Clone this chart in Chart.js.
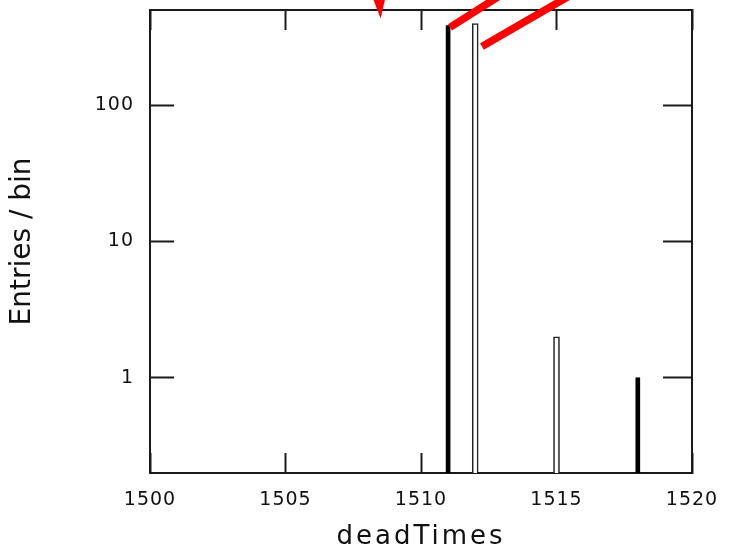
<!DOCTYPE html>
<html>
<head>
<meta charset="utf-8">
<script src="https://cdn.jsdelivr.net/npm/chart.js@4.4.1/dist/chart.umd.min.js"></script>
<style>
html,body{margin:0;padding:0;background:#fff;}
#wrap{width:729px;height:550px;position:relative;}
</style>
</head>
<body>
<div id="wrap"><canvas id="c"></canvas></div>
<script>
// ---- data ----
const filledBins = [1511, 1518];
const filledCounts = [384, 1];
const outlineBins = [1512, 1515];
const outlineCounts = [398, 2];
const xTickValues = [1500, 1505, 1510, 1515, 1520];
const xTickLabels = ['1500', '1505', '1510', '1515', '1520'];
const yTickValues = [1, 10, 100];
const yTickLabels = ['1', '10', '100'];
const xRange = [1500, 1520];
const yRange = [0.2, 500];
const xTitle = 'deadTimes';
const yTitle = 'Entries / bin';

// red hand-drawn annotation marks, in data coordinates (x, y)
const redStrokes = [
  [[1511.07, 373], [1513.1, 673]],
  [[1512.25, 270], [1515.7, 673]]
];
const redHead = [[1508.21, 620], [1508.69, 620], [1508.51, 434]];

const ink = '#1a1a1a';
Chart.defaults.font.family = "'DejaVu Sans', 'Liberation Sans', sans-serif";
Chart.defaults.color = '#111';

const textSpacing = {
  id: 'textSpacing',
  beforeDraw(chart) {
    chart.ctx.letterSpacing = '1px';
    [['x', '3px'], ['y', '0px']].forEach(([id, sp]) => {
      const s = chart.scales[id];
      if (s && !s.__wrapped) {
        const orig = s.drawTitle;
        s.drawTitle = function (...args) {
          const c = this.ctx; const prev = c.letterSpacing;
          c.letterSpacing = sp; orig.apply(this, args); c.letterSpacing = prev;
        };
        s.__wrapped = true;
      }
    });
  }
};

const redMarks = {
  id: 'redMarks',
  afterDraw(chart) {
    const { ctx } = chart; const x = chart.scales.x; const y = chart.scales.y;
    ctx.save();
    ctx.strokeStyle = '#ff0000'; ctx.fillStyle = '#ff0000';
    ctx.lineWidth = 7.5; ctx.lineCap = 'butt';
    redStrokes.forEach(seg => {
      ctx.beginPath();
      ctx.moveTo(x.getPixelForValue(seg[0][0]), y.getPixelForValue(seg[0][1]));
      ctx.lineTo(x.getPixelForValue(seg[1][0]), y.getPixelForValue(seg[1][1]));
      ctx.stroke();
    });
    ctx.beginPath();
    redHead.forEach((p, i) => {
      const px = x.getPixelForValue(p[0]), py = y.getPixelForValue(p[1]);
      if (i === 0) ctx.moveTo(px, py); else ctx.lineTo(px, py);
    });
    ctx.closePath(); ctx.fill();
    ctx.restore();
  }
};

const tickFont = { size: 19, lineHeight: 1.2 };
function setTicks(values) { return s => { s.ticks = values.map(v => ({ value: v })); }; }
function fitTo(dim, size) {
  return s => {
    s[dim] = size;
    s.paddingTop = 0; s.paddingBottom = 0; s.paddingLeft = 0; s.paddingRight = 0;
  };
}

new Chart(document.getElementById('c'), {
  type: 'bar',
  data: {
    datasets: [
      {
        label: 'filled',
        data: filledBins.map((b, i) => ({ x: b, y: filledCounts[i] })),
        backgroundColor: '#000', borderWidth: 0,
        barThickness: 4, grouped: false
      },
      {
        label: 'outline',
        data: outlineBins.map((b, i) => ({ x: b, y: outlineCounts[i] })),
        backgroundColor: '#fff', borderColor: '#222', borderWidth: 1.6,
        barThickness: 6, grouped: false
      }
    ]
  },
  options: {
    responsive: true, maintainAspectRatio: false, animation: false, devicePixelRatio: 1,
    layout: { padding: { top: 10, right: 37, left: 0, bottom: 0 } },
    plugins: { legend: { display: false }, tooltip: { enabled: false } },
    scales: {
      x: {
        type: 'linear', position: 'bottom', min: xRange[0], max: xRange[1], bounds: 'data', offset: false,
        afterBuildTicks: setTicks(xTickValues),
        afterFit: fitTo('height', 77),
        ticks: { font: tickFont, color: '#111', padding: 36, maxRotation: 0, autoSkip: false,
                 callback: (v, i) => xTickLabels[i] },
        grid: { offset: false, drawOnChartArea: false, drawTicks: true, tickLength: -20, tickWidth: 2, tickColor: ink },
        border: { display: true, color: ink, width: 2 },
        title: { display: true, text: xTitle, font: { size: 26, lineHeight: 1 }, color: '#111',
                 padding: { top: 0, bottom: 0 } }
      },
      x2: {
        type: 'linear', position: 'top', min: xRange[0], max: xRange[1], bounds: 'data', offset: false,
        afterBuildTicks: setTicks(xTickValues),
        afterFit: fitTo('height', 0),
        ticks: { display: false },
        grid: { offset: false, drawOnChartArea: false, drawTicks: true, tickLength: -20, tickWidth: 2, tickColor: ink },
        border: { display: true, color: ink, width: 2 }
      },
      y: {
        type: 'logarithmic', position: 'left', min: yRange[0], max: yRange[1], bounds: 'data',
        afterBuildTicks: setTicks(yTickValues),
        afterFit: fitTo('width', 150),
        ticks: { font: tickFont, color: '#111', padding: 40, autoSkip: false,
                 callback: (v, i) => yTickLabels[i] },
        grid: { drawOnChartArea: false, drawTicks: true, tickLength: -24, tickWidth: 2, tickColor: ink },
        border: { display: true, color: ink, width: 2 },
        title: { display: true, text: yTitle, font: { size: 28, lineHeight: 1.2 }, color: '#111',
                 padding: { top: 6, bottom: 0 } }
      },
      y2: {
        type: 'logarithmic', position: 'right', min: yRange[0], max: yRange[1], bounds: 'data',
        afterBuildTicks: setTicks(yTickValues),
        afterFit: fitTo('width', 0),
        ticks: { display: false },
        grid: { drawOnChartArea: false, drawTicks: true, tickLength: -29, tickWidth: 2, tickColor: ink },
        border: { display: true, color: ink, width: 2 }
      }
    }
  },
  plugins: [textSpacing, redMarks]
});
</script>
</body>
</html>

┄┄┄┄┄┄┄┄┄┄┄┄┄┄┄┄┄┄┄┄

- Exercise -
Write out each line of the data exactly; the images should be left out.

- Reply -
Clone this chart in Chart.js.
<!DOCTYPE html>
<html>
<head>
<meta charset="utf-8">
<script src="https://cdn.jsdelivr.net/npm/chart.js@4.4.1/dist/chart.umd.min.js"></script>
<style>
html,body{margin:0;padding:0;background:#fff;}
#wrap{width:729px;height:550px;position:relative;}
</style>
</head>
<body>
<div id="wrap"><canvas id="c"></canvas></div>
<script>
// ---- data ----
const filledBins = [1511, 1518];
const filledCounts = [384, 1];
const outlineBins = [1512, 1515];
const outlineCounts = [398, 2];
const xTickValues = [1500, 1505, 1510, 1515, 1520];
const xTickLabels = ['1500', '1505', '1510', '1515', '1520'];
const yTickValues = [1, 10, 100];
const yTickLabels = ['1', '10', '100'];
const xRange = [1500, 1520];
const yRange = [0.2, 500];
const xTitle = 'deadTimes';
const yTitle = 'Entries / bin';

// red hand-drawn annotation marks, in data coordinates (x, y)
const redStrokes = [
  [[1511.07, 373], [1513.1, 673]],
  [[1512.25, 270], [1515.7, 673]]
];
const redHead = [[1508.21, 620], [1508.69, 620], [1508.51, 434]];

const ink = '#1a1a1a';
Chart.defaults.font.family = "'DejaVu Sans', 'Liberation Sans', sans-serif";
Chart.defaults.color = '#111';

const textSpacing = {
  id: 'textSpacing',
  beforeDraw(chart) {
    chart.ctx.letterSpacing = '1px';
    [['x', '3px'], ['y', '0px']].forEach(([id, sp]) => {
      const s = chart.scales[id];
      if (s && !s.__wrapped) {
        const orig = s.drawTitle;
        s.drawTitle = function (...args) {
          const c = this.ctx; const prev = c.letterSpacing;
          c.letterSpacing = sp; orig.apply(this, args); c.letterSpacing = prev;
        };
        s.__wrapped = true;
      }
    });
  }
};

const redMarks = {
  id: 'redMarks',
  afterDraw(chart) {
    const { ctx } = chart; const x = chart.scales.x; const y = chart.scales.y;
    ctx.save();
    ctx.strokeStyle = '#ff0000'; ctx.fillStyle = '#ff0000';
    ctx.lineWidth = 7.5; ctx.lineCap = 'butt';
    redStrokes.forEach(seg => {
      ctx.beginPath();
      ctx.moveTo(x.getPixelForValue(seg[0][0]), y.getPixelForValue(seg[0][1]));
      ctx.lineTo(x.getPixelForValue(seg[1][0]), y.getPixelForValue(seg[1][1]));
      ctx.stroke();
    });
    ctx.beginPath();
    redHead.forEach((p, i) => {
      const px = x.getPixelForValue(p[0]), py = y.getPixelForValue(p[1]);
      if (i === 0) ctx.moveTo(px, py); else ctx.lineTo(px, py);
    });
    ctx.closePath(); ctx.fill();
    ctx.restore();
  }
};

const tickFont = { size: 19, lineHeight: 1.2 };
function setTicks(values) { return s => { s.ticks = values.map(v => ({ value: v })); }; }
function fitTo(dim, size) {
  return s => {
    s[dim] = size;
    s.paddingTop = 0; s.paddingBottom = 0; s.paddingLeft = 0; s.paddingRight = 0;
  };
}

new Chart(document.getElementById('c'), {
  type: 'bar',
  data: {
    datasets: [
      {
        label: 'filled',
        data: filledBins.map((b, i) => ({ x: b, y: filledCounts[i] })),
        backgroundColor: '#000', borderWidth: 0,
        barThickness: 4, grouped: false
      },
      {
        label: 'outline',
        data: outlineBins.map((b, i) => ({ x: b, y: outlineCounts[i] })),
        backgroundColor: '#fff', borderColor: '#222', borderWidth: 1.6,
        barThickness: 6, grouped: false
      }
    ]
  },
  options: {
    responsive: true, maintainAspectRatio: false, animation: false, devicePixelRatio: 1,
    layout: { padding: { top: 10, right: 37, left: 0, bottom: 0 } },
    plugins: { legend: { display: false }, tooltip: { enabled: false } },
    scales: {
      x: {
        type: 'linear', position: 'bottom', min: xRange[0], max: xRange[1], bounds: 'data', offset: false,
        afterBuildTicks: setTicks(xTickValues),
        afterFit: fitTo('height', 77),
        ticks: { font: tickFont, color: '#111', padding: 36, maxRotation: 0, autoSkip: false,
                 callback: (v, i) => xTickLabels[i] },
        grid: { offset: false, drawOnChartArea: false, drawTicks: true, tickLength: -20, tickWidth: 2, tickColor: ink },
        border: { display: true, color: ink, width: 2 },
        title: { display: true, text: xTitle, font: { size: 26, lineHeight: 1 }, color: '#111',
                 padding: { top: 0, bottom: 0 } }
      },
      x2: {
        type: 'linear', position: 'top', min: xRange[0], max: xRange[1], bounds: 'data', offset: false,
        afterBuildTicks: setTicks(xTickValues),
        afterFit: fitTo('height', 0),
        ticks: { display: false },
        grid: { offset: false, drawOnChartArea: false, drawTicks: true, tickLength: -20, tickWidth: 2, tickColor: ink },
        border: { display: true, color: ink, width: 2 }
      },
      y: {
        type: 'logarithmic', position: 'left', min: yRange[0], max: yRange[1], bounds: 'data',
        afterBuildTicks: setTicks(yTickValues),
        afterFit: fitTo('width', 150),
        ticks: { font: tickFont, color: '#111', padding: 40, autoSkip: false,
                 callback: (v, i) => yTickLabels[i] },
        grid: { drawOnChartArea: false, drawTicks: true, tickLength: -24, tickWidth: 2, tickColor: ink },
        border: { display: true, color: ink, width: 2 },
        title: { display: true, text: yTitle, font: { size: 28, lineHeight: 1.2 }, color: '#111',
                 padding: { top: 6, bottom: 0 } }
      },
      y2: {
        type: 'logarithmic', position: 'right', min: yRange[0], max: yRange[1], bounds: 'data',
        afterBuildTicks: setTicks(yTickValues),
        afterFit: fitTo('width', 0),
        ticks: { display: false },
        grid: { drawOnChartArea: false, drawTicks: true, tickLength: -29, tickWidth: 2, tickColor: ink },
        border: { display: true, color: ink, width: 2 }
      }
    }
  },
  plugins: [textSpacing, redMarks]
});
</script>
</body>
</html>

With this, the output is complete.